* GIVEN TASK *
Transcribe each line of the material as it is, and drop any picture.

* DATASET EXCERPT *
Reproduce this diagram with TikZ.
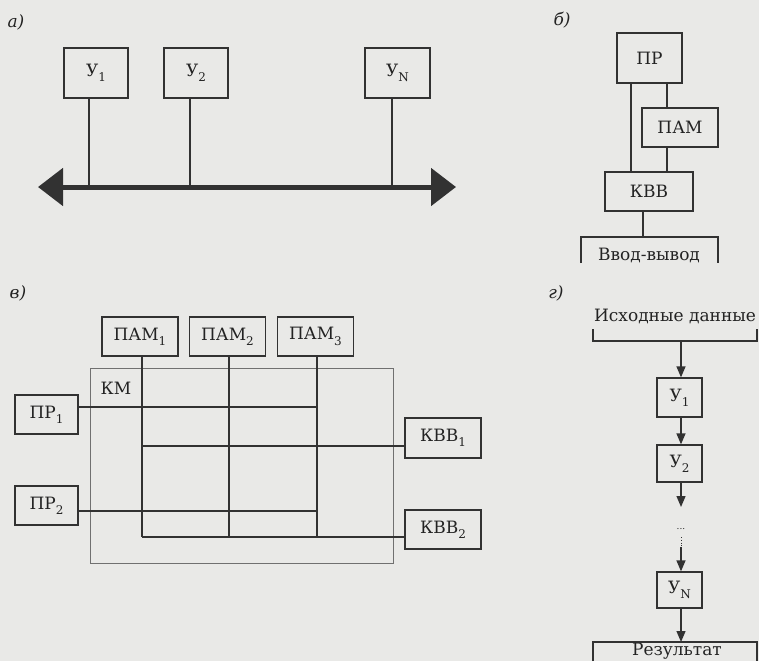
\documentclass[tikz,border=0pt]{standalone}
\usepackage{fontspec}
\setmainfont{DejaVu Serif}
\usetikzlibrary{arrows.meta,calc}
\definecolor{ink}{RGB}{50,50,50}
\definecolor{txt}{RGB}{35,35,35}
\definecolor{paper}{RGB}{233,233,231}
\newcommand\subidx[1]{\raisebox{-0.6ex}{\fontsize{12}{12}\selectfont #1}}
\begin{document}
\begin{tikzpicture}[x=1pt,y=-1pt,
  every node/.style={text=txt,font=\fontsize{17}{20}\selectfont},
  lab/.style={font=\fontsize{17}{20}\selectfont\itshape},
  blk/.style={draw=ink,line width=1.3pt,minimum width=64pt,minimum height=39pt,inner sep=0pt},
  conn/.style={draw=ink,line width=1.3pt},
  kmbox/.style={draw=ink!70,line width=0.9pt},
  bus/.style={draw=ink,line width=5pt,{Triangle[length=25pt,width=37pt]}-{Triangle[length=25pt,width=37pt]}},
  arr/.style={draw=ink,line width=1.3pt,-{Triangle[length=11pt,width=9pt]}}
]
\fill[paper] (0,0) rectangle (759,661);
\useasboundingbox (0,0) rectangle (759,661);

% ---------- a)
\node[lab] (la) at (16,22) {а)};
\node[blk,minimum height=50pt] (u1) at (96,73) {У\subidx{1}};
\node[blk,minimum height=50pt] (u2) at (196,73) {У\subidx{2}};
\node[blk,minimum width=65pt,minimum height=50pt] (un) at (397.5,73) {У\subidx{N}};
\coordinate (busL) at (38,187);
\coordinate (busR) at (456,187);
\draw[conn] ([xshift=-7pt]u1.south) -- ([xshift=-7pt]u1.south |- busL);
\draw[conn] ([xshift=-6pt]u2.south) -- ([xshift=-6pt]u2.south |- busL);
\draw[conn] ([xshift=-5.5pt]un.south) -- ([xshift=-5.5pt]un.south |- busL);
\draw[bus] (busL) -- (busR);

% ---------- b)
\node[lab] (lb) at (562,20) {б)};
\node[blk,minimum width=65pt,minimum height=50pt] (pr) at (649.5,58) {ПР};
\node[blk,minimum width=76pt] (pam) at (680,127.5) {ПАМ};
\node[blk,minimum width=88pt] (kvv) at (649,191.5) {КВВ};
\coordinate (bx1) at (631,0);
\coordinate (bx2) at (667,0);
\coordinate (iot) at (643,237);
\draw[conn] (pr.south -| bx1) -- (kvv.north -| bx1);
\draw[conn] (pr.south -| bx2) -- (pam.north -| bx2);
\draw[conn] (pam.south -| bx2) -- (kvv.north -| bx2);
\draw[conn] (kvv.south -| iot) -- (iot);
\node (io) at (649,255) {Ввод-вывод};
\draw[conn] (581,263) -- (581,237) -- (718,237) -- (718,263);

% ---------- c)
\node[lab] (lc) at (18,293) {в)};
\node[blk,minimum width=76pt] (pam1) at (140,336.5) {ПАМ\subidx{1}};
\node[blk,minimum width=76pt] (pam2) at (227.5,336.5) {ПАМ\subidx{2}};
\node[blk,minimum width=76pt] (pam3) at (315.5,336.5) {ПАМ\subidx{3}};
\draw[kmbox] (90,368) rectangle (393,563);
\node (km) at (116,388) {КМ};
\node[blk,minimum width=63pt] (pr1) at (46.5,414.5) {ПР\subidx{1}};
\node[blk,minimum width=63pt] (pr2) at (46.5,505.5) {ПР\subidx{2}};
\node[blk,minimum width=76pt,minimum height=40pt] (kvv1) at (443,438) {КВВ\subidx{1}};
\node[blk,minimum width=76pt] (kvv2) at (443,529.5) {КВВ\subidx{2}};
\coordinate (gb1) at (142,537);
\coordinate (gb2) at (229,537);
\coordinate (gb3) at (317,537);
\coordinate (h1) at (317,407);
\coordinate (h2) at (142,446);
\coordinate (h3) at (317,511);
\draw[conn] (pam1.south -| gb1) -- (gb1);
\draw[conn] (pam2.south -| gb2) -- (gb2);
\draw[conn] (pam3.south -| gb3) -- (gb3);
\draw[conn] (pr1.east |- h1) -- (h1);
\draw[conn] (h2) -- (kvv1.west |- h2);
\draw[conn] (pr2.east |- h3) -- (h3);
\draw[conn] (gb1) -- (kvv2.west |- gb1);

% ---------- d)
\node[lab] (ld) at (556,293) {г)};
\node (src) at (675,316) {Исходные данные};
\draw[conn] (593,329) -- (593,341) -- (757,341) -- (757,329);
\coordinate (s0) at (681,341);
\node[blk,minimum width=45pt] (g1) at (679.5,397.5) {У\subidx{1}};
\node[blk,minimum width=45pt,minimum height=37pt] (g2) at (679.5,463.5) {У\subidx{2}};
\node[blk,minimum width=45pt,minimum height=36pt] (gn) at (679.5,590) {У\subidx{N}};
\coordinate (d1) at (681,507);
\coordinate (d2) at (681,547);
\coordinate (r0) at (681,642);
\draw[arr] (s0) -- (g1.north -| s0);
\draw[arr] (g1.south -| s0) -- (g2.north -| s0);
\draw[arr] (g2.south -| s0) -- (d1);
\node[font=\fontsize{9}{9}\selectfont] (dots) at (681,529) {...};
\draw[ink,dotted,line width=0.8pt] (681,537) -- (d2);
\draw[arr] (d2) -- (gn.north -| s0);
\draw[arr] (gn.south -| s0) -- (r0);
\draw[conn] (593,661) -- (593,642) -- (757,642) -- (757,661);
\node (res) at (677,651) {Результат};
\end{tikzpicture}
\end{document}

* RESULT OF THIS EXERCISE *
Reproduce this diagram with TikZ.
\documentclass[tikz,border=0pt]{standalone}
\usepackage{fontspec}
\setmainfont{DejaVu Serif}
\usetikzlibrary{arrows.meta,calc}
\definecolor{ink}{RGB}{50,50,50}
\definecolor{txt}{RGB}{35,35,35}
\definecolor{paper}{RGB}{233,233,231}
\newcommand\subidx[1]{\raisebox{-0.6ex}{\fontsize{12}{12}\selectfont #1}}
\begin{document}
\begin{tikzpicture}[x=1pt,y=-1pt,
  every node/.style={text=txt,font=\fontsize{17}{20}\selectfont},
  lab/.style={font=\fontsize{17}{20}\selectfont\itshape},
  blk/.style={draw=ink,line width=1.3pt,minimum width=64pt,minimum height=39pt,inner sep=0pt},
  conn/.style={draw=ink,line width=1.3pt},
  kmbox/.style={draw=ink!70,line width=0.9pt},
  bus/.style={draw=ink,line width=5pt,{Triangle[length=25pt,width=37pt]}-{Triangle[length=25pt,width=37pt]}},
  arr/.style={draw=ink,line width=1.3pt,-{Triangle[length=11pt,width=9pt]}}
]
\fill[paper] (0,0) rectangle (759,661);
\useasboundingbox (0,0) rectangle (759,661);

% ---------- a)
\node[lab] (la) at (16,22) {а)};
\node[blk,minimum height=50pt] (u1) at (96,73) {У\subidx{1}};
\node[blk,minimum height=50pt] (u2) at (196,73) {У\subidx{2}};
\node[blk,minimum width=65pt,minimum height=50pt] (un) at (397.5,73) {У\subidx{N}};
\coordinate (busL) at (38,187);
\coordinate (busR) at (456,187);
\draw[conn] ([xshift=-7pt]u1.south) -- ([xshift=-7pt]u1.south |- busL);
\draw[conn] ([xshift=-6pt]u2.south) -- ([xshift=-6pt]u2.south |- busL);
\draw[conn] ([xshift=-5.5pt]un.south) -- ([xshift=-5.5pt]un.south |- busL);
\draw[bus] (busL) -- (busR);

% ---------- b)
\node[lab] (lb) at (562,20) {б)};
\node[blk,minimum width=65pt,minimum height=50pt] (pr) at (649.5,58) {ПР};
\node[blk,minimum width=76pt] (pam) at (680,127.5) {ПАМ};
\node[blk,minimum width=88pt] (kvv) at (649,191.5) {КВВ};
\coordinate (bx1) at (631,0);
\coordinate (bx2) at (667,0);
\coordinate (iot) at (643,237);
\draw[conn] (pr.south -| bx1) -- (kvv.north -| bx1);
\draw[conn] (pr.south -| bx2) -- (pam.north -| bx2);
\draw[conn] (pam.south -| bx2) -- (kvv.north -| bx2);
\draw[conn] (kvv.south -| iot) -- (iot);
\node (io) at (649,255) {Ввод-вывод};
\draw[conn] (581,263) -- (581,237) -- (718,237) -- (718,263);

% ---------- c)
\node[lab] (lc) at (18,293) {в)};
\node[blk,minimum width=76pt] (pam1) at (140,336.5) {ПАМ\subidx{1}};
\node[blk,minimum width=76pt] (pam2) at (227.5,336.5) {ПАМ\subidx{2}};
\node[blk,minimum width=76pt] (pam3) at (315.5,336.5) {ПАМ\subidx{3}};
\draw[kmbox] (90,368) rectangle (393,563);
\node (km) at (116,388) {КМ};
\node[blk,minimum width=63pt] (pr1) at (46.5,414.5) {ПР\subidx{1}};
\node[blk,minimum width=63pt] (pr2) at (46.5,505.5) {ПР\subidx{2}};
\node[blk,minimum width=76pt,minimum height=40pt] (kvv1) at (443,438) {КВВ\subidx{1}};
\node[blk,minimum width=76pt] (kvv2) at (443,529.5) {КВВ\subidx{2}};
\coordinate (gb1) at (142,537);
\coordinate (gb2) at (229,537);
\coordinate (gb3) at (317,537);
\coordinate (h1) at (317,407);
\coordinate (h2) at (142,446);
\coordinate (h3) at (317,511);
\draw[conn] (pam1.south -| gb1) -- (gb1);
\draw[conn] (pam2.south -| gb2) -- (gb2);
\draw[conn] (pam3.south -| gb3) -- (gb3);
\draw[conn] (pr1.east |- h1) -- (h1);
\draw[conn] (h2) -- (kvv1.west |- h2);
\draw[conn] (pr2.east |- h3) -- (h3);
\draw[conn] (gb1) -- (kvv2.west |- gb1);

% ---------- d)
\node[lab] (ld) at (556,293) {г)};
\node (src) at (675,316) {Исходные данные};
\draw[conn] (593,329) -- (593,341) -- (757,341) -- (757,329);
\coordinate (s0) at (681,341);
\node[blk,minimum width=45pt] (g1) at (679.5,397.5) {У\subidx{1}};
\node[blk,minimum width=45pt,minimum height=37pt] (g2) at (679.5,463.5) {У\subidx{2}};
\node[blk,minimum width=45pt,minimum height=36pt] (gn) at (679.5,590) {У\subidx{N}};
\coordinate (d1) at (681,507);
\coordinate (d2) at (681,547);
\coordinate (r0) at (681,642);
\draw[arr] (s0) -- (g1.north -| s0);
\draw[arr] (g1.south -| s0) -- (g2.north -| s0);
\draw[arr] (g2.south -| s0) -- (d1);
\node[font=\fontsize{9}{9}\selectfont] (dots) at (681,529) {...};
\draw[ink,dotted,line width=0.8pt] (681,537) -- (d2);
\draw[arr] (d2) -- (gn.north -| s0);
\draw[arr] (gn.south -| s0) -- (r0);
\draw[conn] (593,661) -- (593,642) -- (757,642) -- (757,661);
\node (res) at (677,651) {Результат};
\end{tikzpicture}
\end{document}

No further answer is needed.